The Progressive mindset
Perhaps Sowell’s most devastating critique is aimed at intellectuals who regard themselves as superior to regular people and are therefore positioned to make decisions for them. He cites many of these arrogant people, such as President Woodrow Wilson, playwright George Bernard Shaw, and Harvard Law School Dean Roscoe Pound. Those know-it-alls were supremely certain about their ability to reshape and improve society, always through the coercive intervention of the state.
Wilson disliked the Constitution’s limits on federal authority and argued that the freedom it sought to protect was illusory; true freedom, according to him, came from the receipt of government benefits so people could thereby accomplish their goals in life. To Wilson, “freedom” didn’t mean the absence of coercion: rather, it depended upon government coercing some to give to others. Similarly, Pound was dissatisfied with our common law and constitutional traditions, advocating that judges set aside precedents and instead decide cases with “social justice” in mind.

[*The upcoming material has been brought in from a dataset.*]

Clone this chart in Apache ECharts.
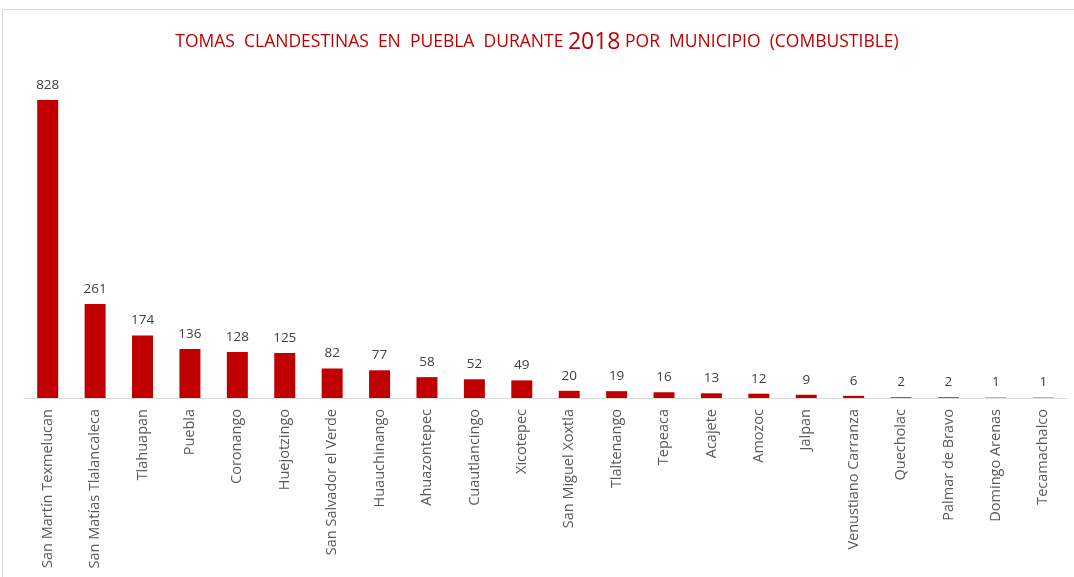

Sowell abhors that “progressive” trait. Humanity has always had plenty of arrogant busybodies who are eager to rearrange society — to make decisions for other people. They are only dangerous when they can harness the power of government to implement their utopian schemes. A point he drives home is that the “reformers” are not the people who will pay for the cost of their errors. If readers learn nothing else from this book, they should understand that when decision-makers bear no cost if they are wrong, we will have a lot of bad decisions. Increasingly, that is exactly what’s going on as government power expands.
For example, intellectuals push for minimum-wage laws, claiming that such laws help to lift poor workers out of poverty by ensuring a “living wage.” They are wrong about that. Minimum-wage laws make many low-skilled workers unemployable because employers cannot afford to pay the mandated minimum hourly wage. But the intellectual crusaders don’t bear the cost of their unemployment: the hapless workers do.
Another good illustration Sowell gives is laws against payday lending. Payday lenders make short-term loans to people who are desperate for immediate cash. The borrowers are people who don’t have other ready sources of cash or credit and they pay what is a high interest rate for short-term loans. Progressive busybodies have managed to outlaw payday lending in some states, and they say they are protecting the poor against “exploitation.” But as Sowell points out, this deprives the poor of one option they could turn to when they’re badly in need of cash without providing them anything better. You can’t make people better off by taking options away from them. This is another case where intellectuals don’t bear the price of being wrong.
Another of Sowell’s targets are the social justice zealots who seek to suppress the natural tendency to choose people based on merit because that is supposedly unfair. He writes, “In the social justice literature, unmerited advantages tend to be treated as deductions from the well-being of the rest of the population.” Thus, we hear again and again about how “the rich” are “taking” too high a percentage of “national income.” The reformers want people to think that they are being victimized by greedy plutocrats, thereby engendering support for more governmental activism. What they don’t want people to understand is that when highly productive people earn (not “take”) more, they are adding to prosperity, not depriving others of anything.
If you want to be well-equipped to spar with our Social Justice Warriors when they demand government expansion, you should read and absorb the wisdom of Thomas Sowell. You’ll be able to stop them in their tracks.